__Supplied data__
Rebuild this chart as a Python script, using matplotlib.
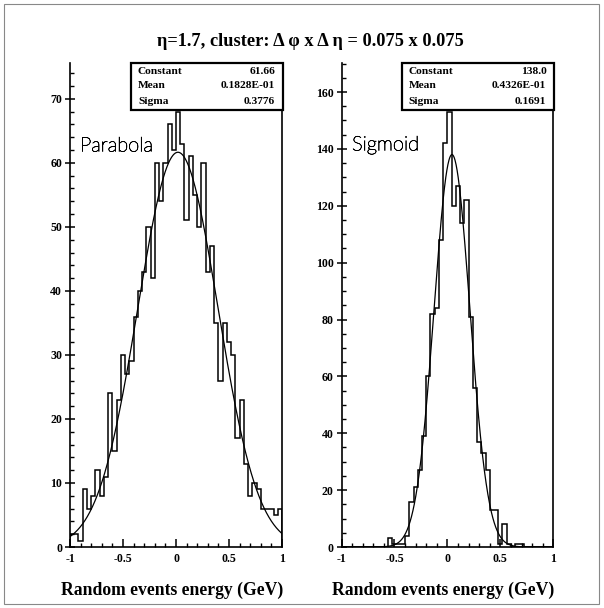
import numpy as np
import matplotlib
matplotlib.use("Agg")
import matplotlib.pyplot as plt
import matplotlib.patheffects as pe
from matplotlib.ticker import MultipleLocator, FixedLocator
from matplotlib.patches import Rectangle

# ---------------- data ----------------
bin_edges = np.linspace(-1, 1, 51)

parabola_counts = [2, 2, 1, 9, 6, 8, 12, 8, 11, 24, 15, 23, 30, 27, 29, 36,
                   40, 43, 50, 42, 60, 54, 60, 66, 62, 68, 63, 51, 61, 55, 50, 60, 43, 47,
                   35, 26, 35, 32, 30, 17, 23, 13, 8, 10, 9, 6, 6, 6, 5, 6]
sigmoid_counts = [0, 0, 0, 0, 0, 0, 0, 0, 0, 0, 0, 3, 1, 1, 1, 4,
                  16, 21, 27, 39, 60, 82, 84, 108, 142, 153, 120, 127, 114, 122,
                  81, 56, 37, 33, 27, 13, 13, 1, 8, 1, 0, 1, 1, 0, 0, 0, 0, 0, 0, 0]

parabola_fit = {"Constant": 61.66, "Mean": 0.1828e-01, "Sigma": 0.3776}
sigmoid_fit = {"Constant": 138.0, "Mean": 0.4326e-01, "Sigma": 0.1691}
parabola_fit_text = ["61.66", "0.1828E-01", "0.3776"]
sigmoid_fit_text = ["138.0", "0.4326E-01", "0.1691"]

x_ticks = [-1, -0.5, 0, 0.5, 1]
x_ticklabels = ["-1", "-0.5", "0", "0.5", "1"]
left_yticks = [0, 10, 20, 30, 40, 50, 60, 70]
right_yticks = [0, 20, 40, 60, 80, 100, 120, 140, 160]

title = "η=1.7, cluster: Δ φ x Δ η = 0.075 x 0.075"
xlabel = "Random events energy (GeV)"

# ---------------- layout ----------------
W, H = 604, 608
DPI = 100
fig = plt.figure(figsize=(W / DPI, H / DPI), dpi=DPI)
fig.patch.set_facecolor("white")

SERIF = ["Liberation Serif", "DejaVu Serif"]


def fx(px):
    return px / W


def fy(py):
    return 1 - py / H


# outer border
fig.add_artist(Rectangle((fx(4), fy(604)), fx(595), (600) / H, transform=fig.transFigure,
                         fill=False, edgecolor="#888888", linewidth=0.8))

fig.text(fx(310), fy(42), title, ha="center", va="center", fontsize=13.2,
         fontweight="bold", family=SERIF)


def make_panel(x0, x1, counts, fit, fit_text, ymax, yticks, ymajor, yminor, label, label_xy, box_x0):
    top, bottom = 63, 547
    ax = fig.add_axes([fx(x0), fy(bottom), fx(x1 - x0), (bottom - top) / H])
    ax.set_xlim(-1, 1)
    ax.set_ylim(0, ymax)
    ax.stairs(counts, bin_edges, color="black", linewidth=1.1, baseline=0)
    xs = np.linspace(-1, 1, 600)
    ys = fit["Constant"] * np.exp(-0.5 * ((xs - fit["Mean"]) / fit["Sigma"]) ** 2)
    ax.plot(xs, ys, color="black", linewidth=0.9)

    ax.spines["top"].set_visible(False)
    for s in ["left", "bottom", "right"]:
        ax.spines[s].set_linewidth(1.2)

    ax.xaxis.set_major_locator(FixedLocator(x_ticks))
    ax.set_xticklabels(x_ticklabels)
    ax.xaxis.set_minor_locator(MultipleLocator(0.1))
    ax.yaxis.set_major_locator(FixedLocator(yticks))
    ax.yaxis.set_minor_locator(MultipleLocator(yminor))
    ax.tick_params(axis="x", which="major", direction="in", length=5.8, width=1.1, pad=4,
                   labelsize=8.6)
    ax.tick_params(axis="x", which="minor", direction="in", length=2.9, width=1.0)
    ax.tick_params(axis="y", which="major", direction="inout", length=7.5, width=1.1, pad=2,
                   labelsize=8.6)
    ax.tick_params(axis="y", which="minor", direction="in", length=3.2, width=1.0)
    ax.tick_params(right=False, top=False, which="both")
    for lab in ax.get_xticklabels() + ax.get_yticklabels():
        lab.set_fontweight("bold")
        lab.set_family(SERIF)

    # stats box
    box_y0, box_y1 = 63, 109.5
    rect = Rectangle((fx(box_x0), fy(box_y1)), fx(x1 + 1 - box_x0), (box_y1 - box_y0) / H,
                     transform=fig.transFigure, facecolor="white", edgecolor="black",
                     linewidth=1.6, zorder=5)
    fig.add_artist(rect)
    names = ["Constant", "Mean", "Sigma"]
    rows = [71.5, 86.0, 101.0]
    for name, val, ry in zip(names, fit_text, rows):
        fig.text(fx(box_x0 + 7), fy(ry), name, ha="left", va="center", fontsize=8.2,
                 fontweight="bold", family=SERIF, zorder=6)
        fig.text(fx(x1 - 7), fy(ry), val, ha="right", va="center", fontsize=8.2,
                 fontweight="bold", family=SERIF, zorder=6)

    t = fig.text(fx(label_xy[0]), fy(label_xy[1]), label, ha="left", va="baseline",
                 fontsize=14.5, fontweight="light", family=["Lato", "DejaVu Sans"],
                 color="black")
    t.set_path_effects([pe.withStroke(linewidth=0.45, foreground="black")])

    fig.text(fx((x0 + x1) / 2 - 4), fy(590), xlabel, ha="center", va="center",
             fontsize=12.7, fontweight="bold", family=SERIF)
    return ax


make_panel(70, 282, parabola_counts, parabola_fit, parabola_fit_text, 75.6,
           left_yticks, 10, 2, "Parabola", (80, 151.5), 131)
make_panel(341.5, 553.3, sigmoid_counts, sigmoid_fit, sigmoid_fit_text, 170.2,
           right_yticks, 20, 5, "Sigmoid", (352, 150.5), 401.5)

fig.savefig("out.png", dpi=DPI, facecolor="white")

__Problem to work on__
All of the material above is to be copied exactly, except for its images.

__Solved exercise__
Rebuild this chart as a Python script, using matplotlib.
import numpy as np
import matplotlib
matplotlib.use("Agg")
import matplotlib.pyplot as plt
import matplotlib.patheffects as pe
from matplotlib.ticker import MultipleLocator, FixedLocator
from matplotlib.patches import Rectangle

# ---------------- data ----------------
bin_edges = np.linspace(-1, 1, 51)

parabola_counts = [2, 2, 1, 9, 6, 8, 12, 8, 11, 24, 15, 23, 30, 27, 29, 36,
                   40, 43, 50, 42, 60, 54, 60, 66, 62, 68, 63, 51, 61, 55, 50, 60, 43, 47,
                   35, 26, 35, 32, 30, 17, 23, 13, 8, 10, 9, 6, 6, 6, 5, 6]
sigmoid_counts = [0, 0, 0, 0, 0, 0, 0, 0, 0, 0, 0, 3, 1, 1, 1, 4,
                  16, 21, 27, 39, 60, 82, 84, 108, 142, 153, 120, 127, 114, 122,
                  81, 56, 37, 33, 27, 13, 13, 1, 8, 1, 0, 1, 1, 0, 0, 0, 0, 0, 0, 0]

parabola_fit = {"Constant": 61.66, "Mean": 0.1828e-01, "Sigma": 0.3776}
sigmoid_fit = {"Constant": 138.0, "Mean": 0.4326e-01, "Sigma": 0.1691}
parabola_fit_text = ["61.66", "0.1828E-01", "0.3776"]
sigmoid_fit_text = ["138.0", "0.4326E-01", "0.1691"]

x_ticks = [-1, -0.5, 0, 0.5, 1]
x_ticklabels = ["-1", "-0.5", "0", "0.5", "1"]
left_yticks = [0, 10, 20, 30, 40, 50, 60, 70]
right_yticks = [0, 20, 40, 60, 80, 100, 120, 140, 160]

title = "η=1.7, cluster: Δ φ x Δ η = 0.075 x 0.075"
xlabel = "Random events energy (GeV)"

# ---------------- layout ----------------
W, H = 604, 608
DPI = 100
fig = plt.figure(figsize=(W / DPI, H / DPI), dpi=DPI)
fig.patch.set_facecolor("white")

SERIF = ["Liberation Serif", "DejaVu Serif"]


def fx(px):
    return px / W


def fy(py):
    return 1 - py / H


# outer border
fig.add_artist(Rectangle((fx(4), fy(604)), fx(595), (600) / H, transform=fig.transFigure,
                         fill=False, edgecolor="#888888", linewidth=0.8))

fig.text(fx(310), fy(42), title, ha="center", va="center", fontsize=13.2,
         fontweight="bold", family=SERIF)


def make_panel(x0, x1, counts, fit, fit_text, ymax, yticks, ymajor, yminor, label, label_xy, box_x0):
    top, bottom = 63, 547
    ax = fig.add_axes([fx(x0), fy(bottom), fx(x1 - x0), (bottom - top) / H])
    ax.set_xlim(-1, 1)
    ax.set_ylim(0, ymax)
    ax.stairs(counts, bin_edges, color="black", linewidth=1.1, baseline=0)
    xs = np.linspace(-1, 1, 600)
    ys = fit["Constant"] * np.exp(-0.5 * ((xs - fit["Mean"]) / fit["Sigma"]) ** 2)
    ax.plot(xs, ys, color="black", linewidth=0.9)

    ax.spines["top"].set_visible(False)
    for s in ["left", "bottom", "right"]:
        ax.spines[s].set_linewidth(1.2)

    ax.xaxis.set_major_locator(FixedLocator(x_ticks))
    ax.set_xticklabels(x_ticklabels)
    ax.xaxis.set_minor_locator(MultipleLocator(0.1))
    ax.yaxis.set_major_locator(FixedLocator(yticks))
    ax.yaxis.set_minor_locator(MultipleLocator(yminor))
    ax.tick_params(axis="x", which="major", direction="in", length=5.8, width=1.1, pad=4,
                   labelsize=8.6)
    ax.tick_params(axis="x", which="minor", direction="in", length=2.9, width=1.0)
    ax.tick_params(axis="y", which="major", direction="inout", length=7.5, width=1.1, pad=2,
                   labelsize=8.6)
    ax.tick_params(axis="y", which="minor", direction="in", length=3.2, width=1.0)
    ax.tick_params(right=False, top=False, which="both")
    for lab in ax.get_xticklabels() + ax.get_yticklabels():
        lab.set_fontweight("bold")
        lab.set_family(SERIF)

    # stats box
    box_y0, box_y1 = 63, 109.5
    rect = Rectangle((fx(box_x0), fy(box_y1)), fx(x1 + 1 - box_x0), (box_y1 - box_y0) / H,
                     transform=fig.transFigure, facecolor="white", edgecolor="black",
                     linewidth=1.6, zorder=5)
    fig.add_artist(rect)
    names = ["Constant", "Mean", "Sigma"]
    rows = [71.5, 86.0, 101.0]
    for name, val, ry in zip(names, fit_text, rows):
        fig.text(fx(box_x0 + 7), fy(ry), name, ha="left", va="center", fontsize=8.2,
                 fontweight="bold", family=SERIF, zorder=6)
        fig.text(fx(x1 - 7), fy(ry), val, ha="right", va="center", fontsize=8.2,
                 fontweight="bold", family=SERIF, zorder=6)

    t = fig.text(fx(label_xy[0]), fy(label_xy[1]), label, ha="left", va="baseline",
                 fontsize=14.5, fontweight="light", family=["Lato", "DejaVu Sans"],
                 color="black")
    t.set_path_effects([pe.withStroke(linewidth=0.45, foreground="black")])

    fig.text(fx((x0 + x1) / 2 - 4), fy(590), xlabel, ha="center", va="center",
             fontsize=12.7, fontweight="bold", family=SERIF)
    return ax


make_panel(70, 282, parabola_counts, parabola_fit, parabola_fit_text, 75.6,
           left_yticks, 10, 2, "Parabola", (80, 151.5), 131)
make_panel(341.5, 553.3, sigmoid_counts, sigmoid_fit, sigmoid_fit_text, 170.2,
           right_yticks, 20, 5, "Sigmoid", (352, 150.5), 401.5)

fig.savefig("out.png", dpi=DPI, facecolor="white")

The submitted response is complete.